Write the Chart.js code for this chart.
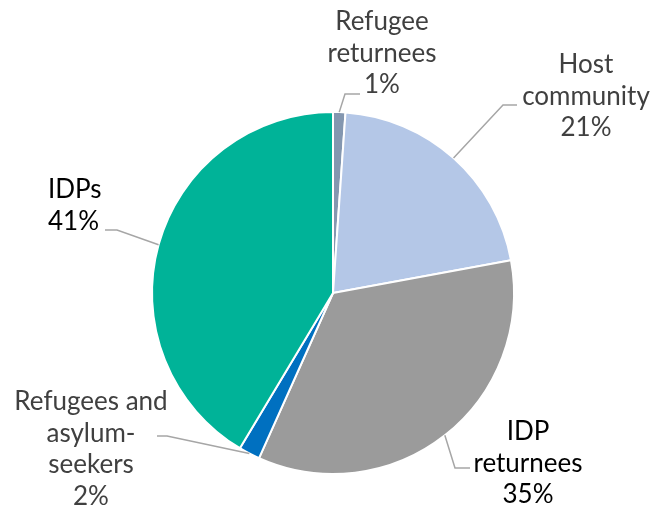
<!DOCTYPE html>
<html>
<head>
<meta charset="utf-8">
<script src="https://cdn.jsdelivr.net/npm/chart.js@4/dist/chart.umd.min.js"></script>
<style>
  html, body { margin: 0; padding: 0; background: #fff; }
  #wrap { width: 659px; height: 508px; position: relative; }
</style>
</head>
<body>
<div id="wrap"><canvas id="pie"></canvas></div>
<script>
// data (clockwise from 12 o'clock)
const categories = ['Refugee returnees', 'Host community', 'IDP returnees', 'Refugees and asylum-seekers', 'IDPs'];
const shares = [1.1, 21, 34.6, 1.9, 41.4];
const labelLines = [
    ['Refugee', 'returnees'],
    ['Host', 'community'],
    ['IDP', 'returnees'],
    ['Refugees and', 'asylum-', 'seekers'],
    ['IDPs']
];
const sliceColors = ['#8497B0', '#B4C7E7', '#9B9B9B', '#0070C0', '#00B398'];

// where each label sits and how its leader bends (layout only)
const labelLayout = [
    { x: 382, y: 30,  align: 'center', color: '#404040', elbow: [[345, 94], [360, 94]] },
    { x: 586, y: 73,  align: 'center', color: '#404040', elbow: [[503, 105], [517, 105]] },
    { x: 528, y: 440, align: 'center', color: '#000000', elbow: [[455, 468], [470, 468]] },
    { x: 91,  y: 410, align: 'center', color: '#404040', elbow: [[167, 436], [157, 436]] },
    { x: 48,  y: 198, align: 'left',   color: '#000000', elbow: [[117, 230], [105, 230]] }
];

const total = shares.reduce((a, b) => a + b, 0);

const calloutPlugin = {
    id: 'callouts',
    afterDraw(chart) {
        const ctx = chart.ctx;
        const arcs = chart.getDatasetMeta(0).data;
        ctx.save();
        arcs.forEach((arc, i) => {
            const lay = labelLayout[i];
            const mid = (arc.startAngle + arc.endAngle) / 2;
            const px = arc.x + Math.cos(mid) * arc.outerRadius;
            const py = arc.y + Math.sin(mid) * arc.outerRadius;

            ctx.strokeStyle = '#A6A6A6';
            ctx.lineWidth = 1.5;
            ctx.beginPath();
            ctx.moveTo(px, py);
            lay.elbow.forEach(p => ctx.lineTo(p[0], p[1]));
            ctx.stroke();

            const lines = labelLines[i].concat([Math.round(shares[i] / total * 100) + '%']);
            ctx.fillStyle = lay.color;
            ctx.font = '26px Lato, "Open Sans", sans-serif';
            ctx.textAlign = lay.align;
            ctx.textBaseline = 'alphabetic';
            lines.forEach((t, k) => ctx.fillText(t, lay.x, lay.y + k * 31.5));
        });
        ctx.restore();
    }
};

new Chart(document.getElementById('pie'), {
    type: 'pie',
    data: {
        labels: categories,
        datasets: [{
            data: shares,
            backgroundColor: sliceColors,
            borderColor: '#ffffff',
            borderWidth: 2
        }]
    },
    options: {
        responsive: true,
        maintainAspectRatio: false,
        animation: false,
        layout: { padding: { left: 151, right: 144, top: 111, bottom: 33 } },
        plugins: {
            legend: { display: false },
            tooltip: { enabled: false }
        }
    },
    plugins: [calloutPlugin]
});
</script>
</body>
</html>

YOUR OBJECTIVE –
Restate the data word for word from its first line through the line with "const total = shares.reduce((a, b)", leaving out any picture along the way.

OUTPUT FOR THIS EXERCISE –
Write the Chart.js code for this chart.
<!DOCTYPE html>
<html>
<head>
<meta charset="utf-8">
<script src="https://cdn.jsdelivr.net/npm/chart.js@4/dist/chart.umd.min.js"></script>
<style>
  html, body { margin: 0; padding: 0; background: #fff; }
  #wrap { width: 659px; height: 508px; position: relative; }
</style>
</head>
<body>
<div id="wrap"><canvas id="pie"></canvas></div>
<script>
// data (clockwise from 12 o'clock)
const categories = ['Refugee returnees', 'Host community', 'IDP returnees', 'Refugees and asylum-seekers', 'IDPs'];
const shares = [1.1, 21, 34.6, 1.9, 41.4];
const labelLines = [
    ['Refugee', 'returnees'],
    ['Host', 'community'],
    ['IDP', 'returnees'],
    ['Refugees and', 'asylum-', 'seekers'],
    ['IDPs']
];
const sliceColors = ['#8497B0', '#B4C7E7', '#9B9B9B', '#0070C0', '#00B398'];

// where each label sits and how its leader bends (layout only)
const labelLayout = [
    { x: 382, y: 30,  align: 'center', color: '#404040', elbow: [[345, 94], [360, 94]] },
    { x: 586, y: 73,  align: 'center', color: '#404040', elbow: [[503, 105], [517, 105]] },
    { x: 528, y: 440, align: 'center', color: '#000000', elbow: [[455, 468], [470, 468]] },
    { x: 91,  y: 410, align: 'center', color: '#404040', elbow: [[167, 436], [157, 436]] },
    { x: 48,  y: 198, align: 'left',   color: '#000000', elbow: [[117, 230], [105, 230]] }
];

const total = shares.reduce((a, b) => a + b, 0);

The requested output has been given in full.